After Vergere was introduced, but before she was retconned into a secret Sith, we got another subversive Force user in Obsidian's Knight's of the Old Republic 2. That game included a character named Kreia, a blind old lady wearing Jedi robes, who served as one of your chief companions during the story. If you choose to keep her in your party, she'll critique every possible action you take in every situation--especially when you do nice, compassionate Jedi stuff. Offering charity, she says, undercuts the person's ability to be self-sufficient in the long term, for example.

Obviously, her philosophy was flawed--self-sufficiency is as much about circumstance as it is personal drive. But her overarching point is a compelling one: that treating the symptoms of an illness often doesn't actually cure the illness. Defending a person from debt collectors, for example, only saves that person in the moment, because the debt is still there.

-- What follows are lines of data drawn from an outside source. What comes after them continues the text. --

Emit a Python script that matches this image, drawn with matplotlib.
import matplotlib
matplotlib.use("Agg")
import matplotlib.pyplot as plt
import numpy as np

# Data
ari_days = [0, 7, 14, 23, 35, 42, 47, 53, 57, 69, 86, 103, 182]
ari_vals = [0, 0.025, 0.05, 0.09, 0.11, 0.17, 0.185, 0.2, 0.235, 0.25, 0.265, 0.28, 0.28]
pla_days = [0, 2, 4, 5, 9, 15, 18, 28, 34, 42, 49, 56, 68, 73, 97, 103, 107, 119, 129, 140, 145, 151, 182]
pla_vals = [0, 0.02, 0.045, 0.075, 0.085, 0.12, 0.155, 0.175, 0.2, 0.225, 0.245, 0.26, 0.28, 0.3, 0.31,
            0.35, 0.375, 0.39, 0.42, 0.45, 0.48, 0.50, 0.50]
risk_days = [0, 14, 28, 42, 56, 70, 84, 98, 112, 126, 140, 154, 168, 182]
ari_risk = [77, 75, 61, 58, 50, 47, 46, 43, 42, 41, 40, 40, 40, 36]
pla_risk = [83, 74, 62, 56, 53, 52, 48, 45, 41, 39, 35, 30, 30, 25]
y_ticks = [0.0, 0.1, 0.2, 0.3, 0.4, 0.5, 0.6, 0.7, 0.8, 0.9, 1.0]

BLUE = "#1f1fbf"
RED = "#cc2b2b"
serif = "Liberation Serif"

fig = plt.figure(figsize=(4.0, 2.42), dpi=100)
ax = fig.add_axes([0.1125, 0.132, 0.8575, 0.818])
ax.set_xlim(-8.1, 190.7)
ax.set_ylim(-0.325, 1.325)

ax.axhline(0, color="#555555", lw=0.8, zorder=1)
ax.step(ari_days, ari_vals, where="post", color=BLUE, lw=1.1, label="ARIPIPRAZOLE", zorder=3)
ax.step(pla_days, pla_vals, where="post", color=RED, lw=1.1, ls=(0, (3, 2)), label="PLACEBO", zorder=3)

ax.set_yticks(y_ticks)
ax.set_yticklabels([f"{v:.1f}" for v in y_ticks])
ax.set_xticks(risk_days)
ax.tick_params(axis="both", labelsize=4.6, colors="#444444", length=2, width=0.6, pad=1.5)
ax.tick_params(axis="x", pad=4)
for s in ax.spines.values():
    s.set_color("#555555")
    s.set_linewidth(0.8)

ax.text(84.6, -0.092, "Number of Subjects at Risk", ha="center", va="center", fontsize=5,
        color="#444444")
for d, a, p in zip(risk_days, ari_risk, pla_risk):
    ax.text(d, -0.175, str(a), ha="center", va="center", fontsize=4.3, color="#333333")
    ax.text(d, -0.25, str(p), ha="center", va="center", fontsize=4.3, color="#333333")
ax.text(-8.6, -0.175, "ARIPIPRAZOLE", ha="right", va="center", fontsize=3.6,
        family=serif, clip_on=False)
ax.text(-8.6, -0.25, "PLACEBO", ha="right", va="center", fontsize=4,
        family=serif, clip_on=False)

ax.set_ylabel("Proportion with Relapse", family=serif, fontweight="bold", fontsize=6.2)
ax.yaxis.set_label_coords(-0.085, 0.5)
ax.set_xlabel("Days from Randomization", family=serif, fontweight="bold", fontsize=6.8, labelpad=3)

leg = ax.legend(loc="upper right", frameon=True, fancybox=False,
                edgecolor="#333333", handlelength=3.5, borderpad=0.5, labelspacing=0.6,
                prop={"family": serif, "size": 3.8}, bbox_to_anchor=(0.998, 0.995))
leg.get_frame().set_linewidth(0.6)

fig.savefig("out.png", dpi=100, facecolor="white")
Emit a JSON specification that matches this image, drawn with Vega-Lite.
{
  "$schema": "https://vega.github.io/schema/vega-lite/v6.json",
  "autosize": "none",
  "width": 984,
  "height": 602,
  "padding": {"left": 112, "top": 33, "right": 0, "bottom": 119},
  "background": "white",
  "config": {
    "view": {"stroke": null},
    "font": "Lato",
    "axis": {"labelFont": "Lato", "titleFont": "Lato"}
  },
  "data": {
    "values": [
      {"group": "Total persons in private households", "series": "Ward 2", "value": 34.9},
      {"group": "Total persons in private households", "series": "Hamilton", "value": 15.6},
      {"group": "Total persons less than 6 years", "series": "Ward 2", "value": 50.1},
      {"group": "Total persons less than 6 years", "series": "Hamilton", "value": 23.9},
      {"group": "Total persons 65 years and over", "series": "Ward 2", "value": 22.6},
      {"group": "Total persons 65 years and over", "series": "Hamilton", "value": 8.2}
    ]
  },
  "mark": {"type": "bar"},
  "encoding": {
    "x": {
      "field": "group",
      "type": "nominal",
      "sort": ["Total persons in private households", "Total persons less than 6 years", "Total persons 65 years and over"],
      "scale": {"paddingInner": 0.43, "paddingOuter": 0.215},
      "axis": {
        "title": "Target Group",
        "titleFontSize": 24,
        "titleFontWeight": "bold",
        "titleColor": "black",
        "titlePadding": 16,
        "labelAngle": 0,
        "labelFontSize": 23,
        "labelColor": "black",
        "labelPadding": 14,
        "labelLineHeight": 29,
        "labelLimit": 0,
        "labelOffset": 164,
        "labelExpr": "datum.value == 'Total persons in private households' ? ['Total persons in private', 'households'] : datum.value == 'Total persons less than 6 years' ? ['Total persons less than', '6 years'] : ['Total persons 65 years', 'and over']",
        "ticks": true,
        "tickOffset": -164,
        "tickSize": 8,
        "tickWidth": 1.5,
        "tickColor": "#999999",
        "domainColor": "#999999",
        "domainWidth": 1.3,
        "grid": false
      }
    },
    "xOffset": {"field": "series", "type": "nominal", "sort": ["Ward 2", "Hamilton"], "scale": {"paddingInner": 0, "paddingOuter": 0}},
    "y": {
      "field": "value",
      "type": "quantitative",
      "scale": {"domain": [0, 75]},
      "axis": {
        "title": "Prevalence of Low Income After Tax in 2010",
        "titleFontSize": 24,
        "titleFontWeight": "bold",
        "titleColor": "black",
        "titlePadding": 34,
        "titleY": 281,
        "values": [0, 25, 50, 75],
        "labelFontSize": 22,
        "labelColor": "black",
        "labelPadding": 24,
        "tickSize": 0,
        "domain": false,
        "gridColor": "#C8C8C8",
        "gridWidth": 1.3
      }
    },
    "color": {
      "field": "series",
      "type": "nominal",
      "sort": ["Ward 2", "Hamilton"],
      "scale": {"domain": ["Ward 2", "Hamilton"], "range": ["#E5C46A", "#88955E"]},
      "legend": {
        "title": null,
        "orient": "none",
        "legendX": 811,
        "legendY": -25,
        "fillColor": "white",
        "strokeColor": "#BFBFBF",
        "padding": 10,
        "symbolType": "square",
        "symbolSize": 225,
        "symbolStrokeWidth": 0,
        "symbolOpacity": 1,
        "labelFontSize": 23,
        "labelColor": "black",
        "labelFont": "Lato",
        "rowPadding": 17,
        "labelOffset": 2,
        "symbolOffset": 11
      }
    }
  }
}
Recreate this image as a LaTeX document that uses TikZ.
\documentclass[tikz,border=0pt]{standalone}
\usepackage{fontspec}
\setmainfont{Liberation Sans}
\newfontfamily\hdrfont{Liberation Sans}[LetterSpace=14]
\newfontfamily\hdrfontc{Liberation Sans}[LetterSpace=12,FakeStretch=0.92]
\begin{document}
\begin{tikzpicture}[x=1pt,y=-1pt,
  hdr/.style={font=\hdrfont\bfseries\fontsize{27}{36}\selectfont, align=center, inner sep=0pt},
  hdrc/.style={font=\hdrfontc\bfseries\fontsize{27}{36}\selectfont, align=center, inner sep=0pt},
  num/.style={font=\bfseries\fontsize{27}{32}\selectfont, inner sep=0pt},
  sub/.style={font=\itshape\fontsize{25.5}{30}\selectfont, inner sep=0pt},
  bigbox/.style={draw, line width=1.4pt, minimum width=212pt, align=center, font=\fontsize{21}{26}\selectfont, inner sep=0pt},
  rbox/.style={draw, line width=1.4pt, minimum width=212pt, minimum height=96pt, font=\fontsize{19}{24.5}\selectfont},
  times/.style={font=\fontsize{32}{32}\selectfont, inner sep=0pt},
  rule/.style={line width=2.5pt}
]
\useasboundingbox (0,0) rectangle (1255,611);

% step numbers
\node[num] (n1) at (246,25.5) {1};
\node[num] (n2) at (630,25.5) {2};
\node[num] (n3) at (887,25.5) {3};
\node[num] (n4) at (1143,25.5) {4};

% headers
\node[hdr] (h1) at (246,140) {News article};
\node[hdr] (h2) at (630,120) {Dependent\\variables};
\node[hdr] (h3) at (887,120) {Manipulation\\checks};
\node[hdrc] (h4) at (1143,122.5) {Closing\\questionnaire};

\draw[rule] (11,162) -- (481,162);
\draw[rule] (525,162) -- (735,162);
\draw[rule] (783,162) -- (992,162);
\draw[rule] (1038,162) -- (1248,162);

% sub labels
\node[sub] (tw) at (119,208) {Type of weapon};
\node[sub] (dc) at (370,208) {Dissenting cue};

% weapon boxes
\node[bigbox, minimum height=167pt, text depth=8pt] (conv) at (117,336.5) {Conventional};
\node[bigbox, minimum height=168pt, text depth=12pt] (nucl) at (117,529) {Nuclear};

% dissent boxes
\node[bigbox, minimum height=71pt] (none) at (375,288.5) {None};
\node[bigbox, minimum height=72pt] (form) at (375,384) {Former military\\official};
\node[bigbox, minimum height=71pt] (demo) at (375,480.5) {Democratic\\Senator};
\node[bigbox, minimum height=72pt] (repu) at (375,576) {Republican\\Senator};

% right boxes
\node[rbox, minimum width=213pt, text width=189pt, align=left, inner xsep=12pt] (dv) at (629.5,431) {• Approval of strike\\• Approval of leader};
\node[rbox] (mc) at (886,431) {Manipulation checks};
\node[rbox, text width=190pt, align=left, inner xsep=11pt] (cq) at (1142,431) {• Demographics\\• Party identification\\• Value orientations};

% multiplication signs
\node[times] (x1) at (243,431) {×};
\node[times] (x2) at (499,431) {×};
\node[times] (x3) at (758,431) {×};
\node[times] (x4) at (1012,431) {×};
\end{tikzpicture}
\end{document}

It's revealed later in the game that Kreia is a former Jedi-turned-Sith-lord, but that's simply a label of convenience that she hopes will help her achieve her real goal: to destroy the Force or otherwise cut everyone off from it. It's hard to look at Baylan Skoll and not see that same desire in his emotionally exhausted demeanor.

For a longtime Star Wars nerd like me who's been bored for a while with the extreme same-iness of the franchise under Disney (Andor notwithstanding), it's always exciting to meet these counter-culture types who don't fit within established franchise archetypes, especially in the more mainstream parts of the franchise. A Baylan Skoll can turn a show like Ahsoka, which very often has felt like a chore to watch, into appointment viewing even for a cynical old fan like me. Stevenson himself deserves a ton of the credit for the intense affection a lot of us have for Baylan--the late actor delivered the best performance of this era of Star Wars.

Unfortunately, it's hard to imagine there being a lot of long-term impact to this arc, what with this story taking place between the original movie trilogy and Disney's sequel trilogy. All roads still lead to the utter nonsense of The Rise of Skywalker, and it's impossible to see how Baylan could have any big-picture impact with the First Order and the resurrected Emperor on the horizon. That would be the same unfortunate fate as Kreia, whose gray philosophy had no meaningful long-term effects just because there were no follow-ups to her story.

But there are still two episodes of Ahsoka left, and I think the show has earned the chance to prove me wrong. Please prove me wrong.